= Sir Anerood Jugnauth Bridge =

Bridge in Mauritius

Sir Anerood Jugnauth Bridge (SAJ Bridge) is an extradosed bridge in northwestern Mauritius. It carries the M1 motorway and the A1 road across the Grand River North West valley between Chebel and Sorèze. The bridge is the highest in Mauritius and was described at its inauguration as the first bridge of its type in the Sub-Saharan region.

Named after former prime minister and president Anerood Jugnauth, the bridge was constructed between 2018 and 2024 as part of the A1–M1 Link Road project. It officially opened to traffic on 11 March 2024 and was built to improve transport between western, central and northern Mauritius while reducing congestion on existing roads.

==History==
The bridge forms part of the Government of Mauritius' Road Decongestion Programme. Construction began on 11 April 2018 with the aim of creating a direct connection between the A1 road and the M1 motorway.

The project cost approximately Rs 1.786 billion and encountered delays due to the technical complexity of the structure, the COVID-19 pandemic and land acquisition issues before being completed in February 2024.

The bridge was inaugurated on 10 March 2024 and opened to motorists the following day.

==Design==
The SAJ Bridge is an extradosed bridge measuring approximately 330 m in length and 120 m above the valley floor, making it the highest bridge in Mauritius.

Its design incorporates two pylons supporting the bridge deck with seven cable stays on each pylon.

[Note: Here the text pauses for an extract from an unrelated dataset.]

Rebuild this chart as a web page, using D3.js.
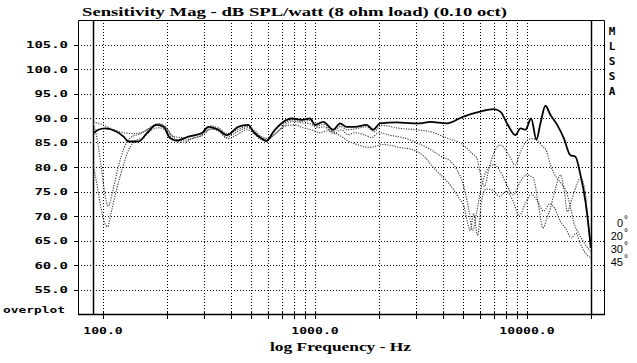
<!DOCTYPE html>
<html>
<head>
<meta charset="utf-8">
<script src="https://cdn.jsdelivr.net/npm/d3@7"></script>
<style>
body{margin:0;background:#fff}
svg{display:block}
</style>
</head>
<body>
<svg id="chart" width="637" height="363"></svg>
<script>
// [freq Hz, dB SPL]
var curve0 = [[90,86.9],[95,87.6],[102,87.9],[116,87.2],[125,86.2],[132,85.2],[147,85.2],[161,86.9],[179,88.6],[193,88.2],[207,85.9],[222,85.4],[253,86.2],[292,86.9],[314,88.2],[350,87.6],[384,86.5],[434,88.2],[484,88.6],[512,87.2],[560,85.8],[591,85.3],[636,87.2],[708,89.2],[776,89.9],[866,89.6],[948,89.9],[1000,88.6],[1093,89.2],[1221,87.6],[1312,88.9],[1410,88.2],[1544,88.2],[1752,88.6],[1883,87.6],[2024,88.9],[2425,89.1],[2908,88.9],[3125,88.9],[3488,89.2],[4184,88.9],[5014,90.3],[6008,91.3],[6946,91.8],[7488,91.3],[8050,88.9],[8818,86.5],[9312,87.9],[9837,87.6],[10460,89.9],[11080,85.6],[11570,88.9],[12220,92.5],[12910,90.6],[13880,88.6],[14910,85.9],[16020,82.4],[16920,82.1],[17870,78.4],[18880,72.9],[19570,67.5],[19990,63.5]];

var curve20 = [[90,89.2],[100,88.6],[112,87.6],[125,87.0],[140,86.8],[155,87.2],[170,88.3],[185,88.8],[200,87.8],[215,86.2],[240,86.0],[270,86.6],[300,87.2],[320,88.4],[350,88.0],[385,86.8],[430,87.6],[480,88.3],[520,87.0],[570,85.8],[600,85.6],[650,87.6],[720,89.0],[780,89.6],[860,89.3],[950,89.5],[1010,88.3],[1100,88.7],[1220,87.2],[1320,88.3],[1420,87.6],[1550,87.8],[1750,88.2],[1900,87.2],[2050,88.5],[2500,87.9],[3000,87.6],[3500,87.2],[4200,85.9],[5000,84.5],[5500,82.8],[5800,81.8],[6000,79.0],[6300,76.0],[6600,79.5],[7000,83.0],[7500,84.5],[8200,82.5],[8800,80.4],[9300,83.0],[9900,85.2],[10500,85.8],[11100,85.5],[11800,84.3],[12400,83.1],[12900,80.4],[13800,77.8],[14600,76.5],[15300,75.0],[16000,72.0],[16600,68.8],[17500,66.5],[18500,64.7],[19990,62.7]];

var curve30 = [[90,88.8],[94,85.5],[98,80.0],[102,74.5],[106,72.0],[111,75.0],[118,80.0],[126,84.0],[135,86.0],[150,86.8],[165,87.8],[180,88.8],[195,88.4],[210,86.5],[230,85.3],[260,85.8],[290,86.4],[315,87.6],[345,87.8],[380,86.0],[430,87.2],[480,88.0],[520,87.4],[560,86.2],[600,85.8],[650,86.8],[720,88.6],[790,89.3],[870,89.0],[950,88.8],[1020,88.0],[1100,88.2],[1230,86.8],[1330,87.6],[1430,86.6],[1550,87.0],[1700,86.6],[1850,86.0],[2000,87.0],[2300,86.4],[2600,86.0],[3000,85.0],[3500,83.6],[4000,82.0],[4300,81.4],[4700,79.2],[5000,76.5],[5300,71.5],[5550,67.0],[5800,71.0],[6100,76.0],[6500,79.5],[7000,80.5],[7500,79.0],[8100,76.0],[8600,74.3],[9300,77.0],[9900,78.4],[10700,77.8],[11300,72.5],[11900,67.5],[12400,69.5],[12900,71.6],[13600,75.5],[14400,78.4],[15000,75.0],[15500,70.9],[16300,73.5],[17200,76.5],[17900,77.8],[18900,74.3],[19500,67.5],[19990,64.0]];

var curve45 = [[90,80.5],[94,76.0],[98,71.5],[102,68.5],[105,67.8],[109,70.5],[116,75.5],[124,80.0],[132,83.5],[142,85.3],[155,86.0],[170,87.6],[185,88.0],[200,87.2],[215,85.6],[240,85.0],[270,86.0],[300,86.6],[320,87.8],[355,87.2],[390,85.8],[430,86.6],[480,87.6],[520,86.6],[570,85.4],[610,85.8],[660,87.0],[720,88.3],[800,88.6],[880,88.0],[960,87.6],[1050,87.0],[1150,87.4],[1300,86.5],[1450,85.2],[1600,84.5],[1800,84.0],[2100,84.6],[2500,84.0],[2900,83.5],[3300,82.0],[3600,80.0],[4000,78.0],[4400,76.0],[4800,73.5],[5050,71.9],[5250,68.5],[5400,67.0],[5600,70.5],[5850,66.0],[6100,73.0],[6400,75.5],[6900,75.3],[7400,74.0],[8000,75.0],[8600,73.0],[9200,70.0],[9800,72.5],[10500,74.5],[11200,73.0],[12000,71.0],[12800,72.5],[13500,71.6],[14300,69.0],[15200,67.5],[16200,65.5],[17000,66.5],[17800,64.5],[18800,62.5],[19990,61.5]];

var gridFreqs = [100,200,300,400,500,600,700,800,900,1000,2000,3000,4000,5000,6000,7000,8000,9000,10000,20000];
var labelFreqs = [100,1000,10000];
var dbTicks = [55,60,65,70,75,80,85,90,95,100,105];
var rangeFreqs = [90,20000];
var legendLabels = ["0","20","30","45"];
var sideLetters = ["M","L","S","S","A"];
var titleText = "Sensitivity Mag - dB SPL/watt (8 ohm load) (0.10 oct)";

(function(){
  var svg = d3.select("#chart");
  var plotL = 78, plotR = 604, plotT = 20, plotB = 314;

  var x = d3.scaleLog().domain([76.2, 23080]).range([plotL, plotR]);
  var y = d3.scaleLinear().domain([50, 110]).range([plotB, plotT]);
  var fmt = d3.format(".1f");
  var mono = "'DejaVu Sans Mono', monospace";

  // grid
  svg.append("g").selectAll("line")
    .data(dbTicks).enter().append("line")
    .attr("x1", plotL).attr("x2", plotR)
    .attr("y1", function(d){ return Math.round(y(d)) + 0.5; })
    .attr("y2", function(d){ return Math.round(y(d)) + 0.5; })
    .style("stroke", "#000").style("stroke-dasharray", "1,2");

  svg.append("g").selectAll("line")
    .data(gridFreqs).enter().append("line")
    .attr("x1", function(d){ return Math.round(x(d)) + 0.5; })
    .attr("x2", function(d){ return Math.round(x(d)) + 0.5; })
    .attr("y1", plotT).attr("y2", plotB)
    .style("stroke", "#000").style("stroke-dasharray", "1,2");

  // measurement range lines
  svg.append("g").selectAll("line")
    .data(rangeFreqs).enter().append("line")
    .attr("x1", function(d){ return Math.round(x(d)) + 0.5; })
    .attr("x2", function(d){ return Math.round(x(d)) + 0.5; })
    .attr("y1", plotT).attr("y2", plotB)
    .style("stroke", "#000").style("stroke-width", 1.5);

  // frame
  svg.append("path")
    .attr("d", "M" + (plotL + 0.5) + "," + plotB + "V" + (plotT + 0.5) + "H" + (plotR + 0.5) + "V" + plotB)
    .style("fill", "none").style("stroke", "#000");
  svg.append("line")
    .attr("x1", plotL).attr("x2", plotR + 1).attr("y1", plotB + 0.5).attr("y2", plotB + 0.5)
    .style("stroke", "#000").style("stroke-width", 1.6);

  // ticks
  svg.append("g").selectAll("line")
    .data(dbTicks).enter().append("line")
    .attr("x1", plotL - 4).attr("x2", plotL)
    .attr("y1", function(d){ return Math.round(y(d)) + 0.5; })
    .attr("y2", function(d){ return Math.round(y(d)) + 0.5; })
    .style("stroke", "#000");
  svg.append("g").selectAll("line")
    .data(gridFreqs).enter().append("line")
    .attr("x1", function(d){ return Math.round(x(d)) + 0.5; })
    .attr("x2", function(d){ return Math.round(x(d)) + 0.5; })
    .attr("y1", plotB - 3).attr("y2", plotB + 5)
    .style("stroke", "#000");

  // curves
  var line = d3.line()
    .x(function(d){ return x(d[0]); })
    .y(function(d){ return y(d[1]); })
    .curve(d3.curveMonotoneX);

  [curve20, curve30, curve45].forEach(function(c){
    svg.append("path").datum(c)
      .attr("d", line)
      .style("fill", "none").style("stroke", "#3a3a3a")
      .style("stroke-width", 1.1).style("stroke-dasharray", "1.2,1.3");
  });
  svg.append("path").datum(curve0)
    .attr("d", line)
    .style("fill", "none").style("stroke", "#000").style("stroke-width", 1.8);

  // labels
  svg.append("text")
    .attr("x", 82).attr("y", 16)
    .attr("textLength", 425).attr("lengthAdjust", "spacingAndGlyphs")
    .style("font-family", "'Liberation Serif', serif").style("font-weight", "bold")
    .style("font-size", "13px")
    .text(titleText);

  svg.append("g").selectAll("text")
    .data(dbTicks).enter().append("text")
    .attr("x", 68).attr("y", function(d){ return y(d) + 3.5; })
    .attr("text-anchor", "end")
    .attr("textLength", function(d){ return fmt(d).length * 8.4; })
    .attr("lengthAdjust", "spacingAndGlyphs")
    .style("font-family", mono).style("font-weight", "bold").style("font-size", "9.5px")
    .text(function(d){ return fmt(d); });

  svg.append("g").selectAll("text")
    .data(labelFreqs).enter().append("text")
    .attr("x", function(d){ return x(d) - fmt(d).length * 7.9 / 2; })
    .attr("y", 333.5)
    .attr("textLength", function(d){ return fmt(d).length * 7.9; })
    .attr("lengthAdjust", "spacingAndGlyphs")
    .style("font-family", mono).style("font-weight", "bold").style("font-size", "9.5px")
    .text(function(d){ return fmt(d); });

  svg.append("text")
    .attr("x", 3).attr("y", 313)
    .attr("textLength", 62).attr("lengthAdjust", "spacingAndGlyphs")
    .style("font-family", mono).style("font-weight", "bold").style("font-size", "9px")
    .text("overplot");

  svg.append("text")
    .attr("x", 270).attr("y", 351)
    .attr("textLength", 141).attr("lengthAdjust", "spacingAndGlyphs")
    .style("font-family", "'Liberation Serif', serif").style("font-weight", "bold")
    .style("font-size", "13px")
    .text("log Frequency - Hz");

  svg.append("g").selectAll("text")
    .data(sideLetters).enter().append("text")
    .attr("x", 612).attr("y", function(d, i){ return 35 + i * 15; })
    .attr("text-anchor", "middle")
    .style("font-family", mono).style("font-weight", "bold").style("font-size", "11px")
    .text(function(d){ return d; });

  svg.append("g").selectAll("text")
    .data(legendLabels).enter().append("text")
    .attr("x", 623).attr("y", function(d, i){ return 227 + i * 13; })
    .attr("text-anchor", "end")
    .style("font-family", "'Liberation Sans', sans-serif").style("font-size", "11px")
    .text(function(d){ return d; });
  svg.append("g").selectAll("text")
    .data(legendLabels).enter().append("text")
    .attr("x", 624).attr("y", function(d, i){ return 223 + i * 13; })
    .style("font-family", "'Liberation Sans', sans-serif").style("font-size", "10px")
    .text("\u00b0");
})();
</script>
</body>
</html>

The bridge was designed with international engineering expertise and is the only bridge of its type in the western Indian Ocean.

==Impact==
The bridge provides a direct crossing of the Grand River North West valley, reducing travel times between western Mauritius, the central plateau and Port Louis. It forms a key component of the national road network and was built to improve traffic flow while reducing fuel consumption and congestion on surrounding roads.

Following its opening, the Minister of National Infrastructure reported in the National Assembly that traffic volumes had decreased on several major roads and junctions, with shorter travel times recorded during peak hours.